Itchings of Distinction

A couple of weeks ago this dropped through the letterbox.

MA Creative Writing  (with Distinction) degree certificate.

I knew it was coming, and I knew what result I’d got a couple of months earlier. I’d briefly considered, and quickly dismissed, sharing the outcome back then, and toyed longer with sharing a photo my foster daughter took of me holding the certificate the day it arrived. I could tell myself that wouldn’t be ‘showing off’, but a sweet little evocation of connection with these children that have come to mean so much to me, but are almost invisible to everyone apart from local friends as I can’t include them on social media. I could have posted the picture with a little self-deprecating jibe of the type that has become a prominent strand of my inner monologue (“At least someone is innocent enough to believe that a middle aged graduate paying thousands for yet another worthless piece of paper is something to be proud of.”)

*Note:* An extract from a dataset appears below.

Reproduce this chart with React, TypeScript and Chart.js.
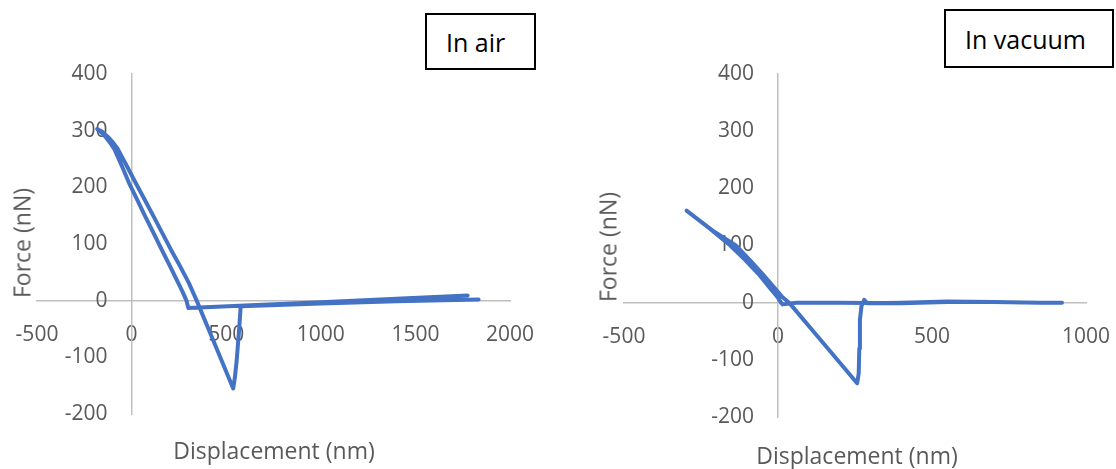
import React, { useEffect, useRef } from "react";
import { Chart, registerables } from "chart.js";

Chart.register(...registerables);

// ---- Data: "In air" (displacement nm, force nN), traced in drawing order ----
const airX = [1776, 1400, 1000, 600, 300, 290, 269, 247, 203, 159, 115, 70, 28, -14, -52, -92, -110, -135, -160, -182, -155, -125, -98, -74, -26, 21, 68, 114, 161, 208, 256, 303, 344, 440, 537, 546, 555, 569, 576, 580, 1000, 1400, 1834];
const airY = [9, 3.4, -2.6, -8.5, -13, 0, 16, 31, 61, 90, 120, 150, 179, 208, 238, 268, 277, 288, 297, 303, 298, 289, 279, 268, 238, 208, 179, 150, 120, 90, 61, 31, 0, -77, -155, -135, -107, -48, -13, -10, -5, -1, 2];

// ---- Data: "In vacuum" ----
const vacX = [920, 850, 700, 550, 400, 200, 60, 15, 10, -2, -25, -63, -107, -155, -222, -297, -212, -137, -92, -50, -10, 14, 36, 146, 257, 262, 264, 266, 271, 280, 290, 400, 550, 700, 850, 922];
const vacY = [0, 0, 1, 1, -1, 0, 0, -3, 0, 10, 25, 50, 75, 100, 130, 161, 126, 100, 75, 50, 25, 10, 0, -70, -141, -124, -80, -30, -6, 5, -1, 0, 2, 1, 0, 0];

// ---- Axis ticks ----
const airXTicks = [-500, 0, 500, 1000, 1500, 2000];
const vacXTicks = [-500, 0, 500, 1000];
const forceTicks = [-200, -100, 0, 100, 200, 300, 400];

const BLUE = "#4472C4";
const AXIS = "#BFBFBF";
const LABEL = "#595959";
const FONT = "'Open Sans', 'Liberation Sans', sans-serif";
const LABEL_GAP = 24;

const zeroPadding = (s: any) => {
  s.paddingLeft = 0;
  s.paddingRight = 0;
  s.paddingTop = 0;
  s.paddingBottom = 0;
};

type PanelProps = {
  xs: number[];
  ys: number[];
  xTicks: number[];
  left: number;
  width: number;
  pad: { left: number; right: number; top: number; bottom: number };
};

function Panel({ xs, ys, xTicks, left, width, pad }: PanelProps) {
  const ref = useRef<HTMLCanvasElement | null>(null);
  useEffect(() => {
    if (!ref.current) return;
    const xMin = xTicks[0];
    const xMax = xTicks[xTicks.length - 1];
    const xStep = xTicks[1] - xTicks[0];
    const yMin = forceTicks[0];
    const yMax = forceTicks[forceTicks.length - 1];
    const yStep = forceTicks[1] - forceTicks[0];
    const areaW = width - pad.left - pad.right;
    // x value lying LABEL_GAP px left of x = 0: anchor for the y tick labels
    const labelX = (-LABEL_GAP * (xMax - xMin)) / areaW;
    const tickFont = { family: FONT, size: 21 };
    const noGrid = { drawOnChartArea: false, drawTicks: false };
    const chart = new Chart(ref.current, {
      type: "scatter",
      data: {
        datasets: [
          {
            data: xs.map((x, i) => ({ x, y: ys[i] })),
            showLine: true,
            borderColor: BLUE,
            backgroundColor: BLUE,
            borderWidth: 4,
            pointRadius: 0,
            tension: 0,
            borderJoinStyle: "round",
            borderCapStyle: "round",
          },
        ],
      },
      options: {
        animation: false,
        responsive: false,
        maintainAspectRatio: false,
        layout: { padding: pad },
        plugins: { legend: { display: false }, tooltip: { enabled: false } },
        scales: {
          x: {
            type: "linear",
            position: { y: 0 } as any,
            min: xMin,
            max: xMax,
            ticks: {
              stepSize: xStep,
              color: LABEL,
              font: tickFont,
              padding: 22,
              maxRotation: 0,
              autoSkip: false,
              callback: (v: any) => String(v),
            },
            grid: noGrid,
            border: { color: AXIS, width: 1.5 },
            afterFit: zeroPadding,
          },
          y: {
            type: "linear",
            position: { x: 0 } as any,
            min: yMin,
            max: yMax,
            ticks: { display: false, stepSize: yStep },
            grid: noGrid,
            border: { color: AXIS, width: 1.5 },
            afterFit: zeroPadding,
          },
          yLabels: {
            type: "linear",
            axis: "y",
            position: { x: labelX } as any,
            min: yMin,
            max: yMax,
            ticks: {
              stepSize: yStep,
              color: LABEL,
              font: tickFont,
              autoSkip: false,
              callback: (v: any) => String(v),
            },
            grid: noGrid,
            border: { display: false },
            afterFit: zeroPadding,
          },
        },
      },
    });
    return () => chart.destroy();
  }, []);
  return (
    <canvas
      ref={ref}
      width={width}
      height={469}
      style={{ position: "absolute", left, top: 0, width, height: 469, display: "block" }}
    />
  );
}

const textBase: React.CSSProperties = {
  position: "absolute",
  fontFamily: FONT,
  whiteSpace: "nowrap",
  lineHeight: 1,
};

function YTitle({ cx, cy }: { cx: number; cy: number }) {
  return (
    <div
      style={{
        ...textBase,
        left: cx,
        top: cy,
        fontSize: 23,
        color: LABEL,
        transform: "translate(-50%, -50%) rotate(-90deg)",
      }}
    >
      Force (nN)
    </div>
  );
}

function XTitle({ cx, cy }: { cx: number; cy: number }) {
  return (
    <div
      style={{
        ...textBase,
        left: cx,
        top: cy,
        fontSize: 23,
        color: LABEL,
        transform: "translate(-50%, -50%)",
      }}
    >
      Displacement (nm)
    </div>
  );
}

function Box({ x, y, w, h, text }: { x: number; y: number; w: number; h: number; text: string }) {
  return (
    <div
      style={{
        position: "absolute",
        left: x,
        top: y,
        width: w,
        height: h,
        boxSizing: "border-box",
        border: "2px solid #000",
        background: "#fff",
        display: "flex",
        alignItems: "center",
        paddingLeft: 19,
        fontFamily: FONT,
        fontSize: 25,
        color: "#000",
        whiteSpace: "nowrap",
      }}
    >
      {text}
    </div>
  );
}

export default function App() {
  return (
    <div
      style={{
        position: "absolute",
        left: 0,
        top: 0,
        width: 1116,
        height: 469,
        background: "#fff",
        overflow: "hidden",
      }}
    >
      <Panel xs={airX} ys={airY} xTicks={airXTicks} left={0} width={560} pad={{ left: 37, right: 50, top: 74, bottom: 55 }} />
      <Panel xs={vacX} ys={vacY} xTicks={vacXTicks} left={560} width={556} pad={{ left: 64, right: 30, top: 74, bottom: 52 }} />
      <YTitle cx={22} cy={243} />
      <YTitle cx={608} cy={247} />
      <XTitle cx={274} cy={450} />
      <XTitle cx={857} cy={455} />
      <Box x={425} y={13} w={111} h={57} text="In air" />
      <Box x={944} y={9} w={170} h={59} text="In vacuum" />
    </div>
  );
}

Ant holding his MA  degree certificate

I might come back to what this qualification is “worth” at some point, but one fairly straightforward answer is that, for me, it isn’t worth much unless I make it pay. I don’t particularly mean ‘pay’ in monetary terms. I reckon the chances of recouping the financial outlay are relatively slim, and close to zero if you factor in the money I could potentially have earned while I was doing the course. But the hope of becoming a paid ‘career writer’ is not why I decided to do it. Whenever I mentioned to anyone about doing an(other!) MA, I usually mentioned something along the lines of having a more serious go at creative writing than I ever had before being ‘an itch I needed to scratch’. When I went to the first meeting of staff and students before I started the course, one of the tutors asked me about why I had joined the course. I said something about lots of people over the course of my life having made comments like ‘you really ought to write a book’, and ‘you should get this published’ on the rare occasions I offered anything up for public consumption. “Is that because you’ve had a particularly interesting life?” he asked. “Well, no – far from it,” I had to answer. “I suppose it’s because I can string words together in a way that at least some people find interesting or ‘clever’, but I’ve never pursued it seriously because I don’t think I have much worth saying.”

I’ve never felt (or perhaps have always suppressed?) the drive to be heard, or even the need to write for oneself, that seems to motivate most writers who do persevere through creative blockages and countless rejections to reach the point of being published.

If nothing else, however, doing this MA has given me… Well, I wrote ‘confidence’ there, but have had to self-edit immediately. I don’t feel ‘confidence’ at all. I feel a mix of things, including a degree of frustration and shame that I still don’t feel ‘confident’. It has given me the understanding that I have no right not to be confident in my writing, even if I can’t (yet?) feel it. It has, however, given me some external validation that I do have somethings to say and someways to say them. At the end of his feedback on my extended writing submission, my tutor quoted from Louise Glück (whom I had in turn quoted in an epigraph to my piece):

didn’t we plant the seeds,
weren’t we necessary to the earth,

the vines, were they harvested?

from ‘October’

The seeds have, I suppose, been long planted, and I have been given reason to think I may have vines ready to harvest. I suppose that putting this out there is an attempt to outsource the accountability I am so poor at holding to myself.

(But can I convince myself I am necessary to the earth?